Hello! Please advise on the use of memory with the Loki - Ingester component.
I have the following setup: loki distributed v2.6.1 installed through the official helm chart in K8s.
The number of promtail clients is ~1000 hosts. Each of them generates a large load. About 5 million chunks (see screenshot below)
The number of loki_log_messages_total is 175 million per day.
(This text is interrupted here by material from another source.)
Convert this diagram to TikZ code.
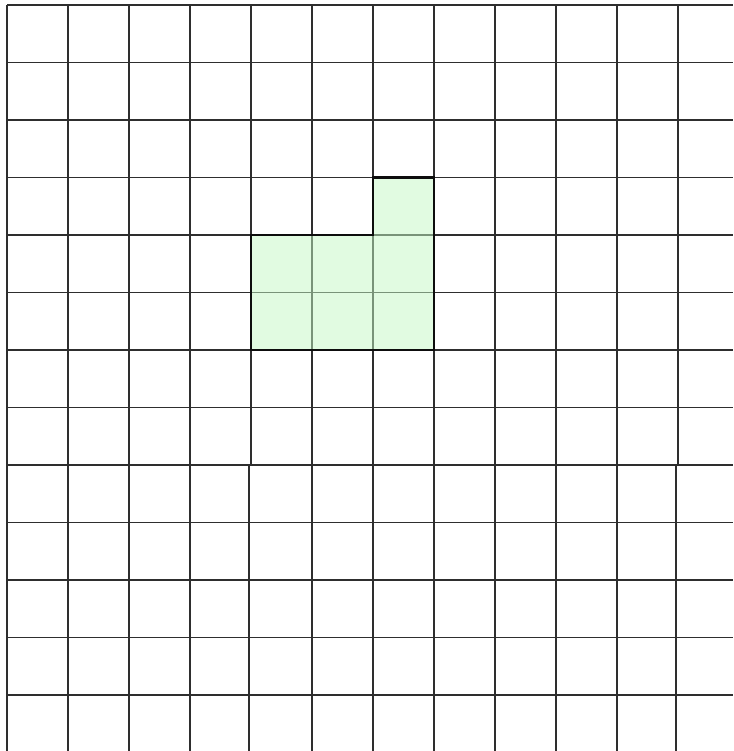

My problem is that the ingester uses about 100GB of RAM per day. I want to understand if this is normal behavior or can I somehow reduce memory usage through config? Tried to adjust various parameters myself, in particular chunk_idle_period and max_chunk_age. But no matter what values I was setting, the consumption is still at the level of 100 GB.
Here is my config:
Config
auth_enabled: false
chunk_store_config:
max_look_back_period: 0s
compactor:
retention_enabled: true
shared_store: s3
working_directory: /var/loki/compactor
distributor:
ring:
kvstore:
store: memberlist
frontend:
compress_responses: true
log_queries_longer_than: 5s
tail_proxy_url: http://loki-distributed-querier:3100
frontend_worker:
frontend_address: loki-distributed-query-frontend:9095
grpc_client_config:
max_recv_msg_size: 167772160
max_send_msg_size: 167772160
ingester:
autoforget_unhealthy: true
chunk_block_size: 262144
chunk_encoding: snappy
chunk_idle_period: 5m
chunk_retain_period: 30s
lifecycler:
ring:
kvstore:
store: memberlist
replication_factor: 1
max_chunk_age: 15m
max_transfer_retries: 0
wal:
enabled: false
ingester_client:
grpc_client_config:
max_recv_msg_size: 167772160
max_send_msg_size: 167772160
limits_config:
cardinality_limit: 500000
enforce_metric_name: false
ingestion_burst_size_mb: 300
ingestion_rate_mb: 150
max_cache_freshness_per_query: 10m
max_entries_limit_per_query: 1000000
max_global_streams_per_user: 5000000
max_label_name_length: 1024
max_label_names_per_series: 300
max_label_value_length: 8096
max_query_series: 250000
per_stream_rate_limit: 150M
per_stream_rate_limit_burst: 300M
reject_old_samples: true
reject_old_samples_max_age: 168h
retention_period: 72h
split_queries_by_interval: 30m
memberlist:
join_members:
- loki-distributed-memberlist
querier:
engine:
timeout: 5m
query_timeout: 5m
query_range:
align_queries_with_step: true
cache_results: true
max_retries: 5
results_cache:
cache:
enable_fifocache: true
fifocache:
max_size_items: 1024
ttl: 24h
query_scheduler:
grpc_client_config:
max_recv_msg_size: 167772160
max_send_msg_size: 167772160
runtime_config:
file: /var/loki-distributed-runtime/runtime.yaml
schema_config:
configs:
- from: "2022-09-07"
index:
period: 24h
prefix: loki_index_
object_store: aws
schema: v12
store: boltdb-shipper
server:
grpc_server_max_recv_msg_size: 167772160
grpc_server_max_send_msg_size: 167772160
http_listen_port: 3100
http_server_idle_timeout: 300s
http_server_read_timeout: 300s
http_server_write_timeout: 300s
storage_config:
aws:
s3: https:/....
s3forcepathstyle: true
boltdb_shipper:
active_index_directory: /var/loki/boltdb_shipper/index
cache_location: /var/loki/boltdb_shipper/cache
shared_store: s3
index_cache_validity: 5m
table_manager:
retention_deletes_enabled: false
retention_period: 0s
In documentation I have not found any examples or information for heavy loads, so I decided to ask the community. I will be very grateful for help.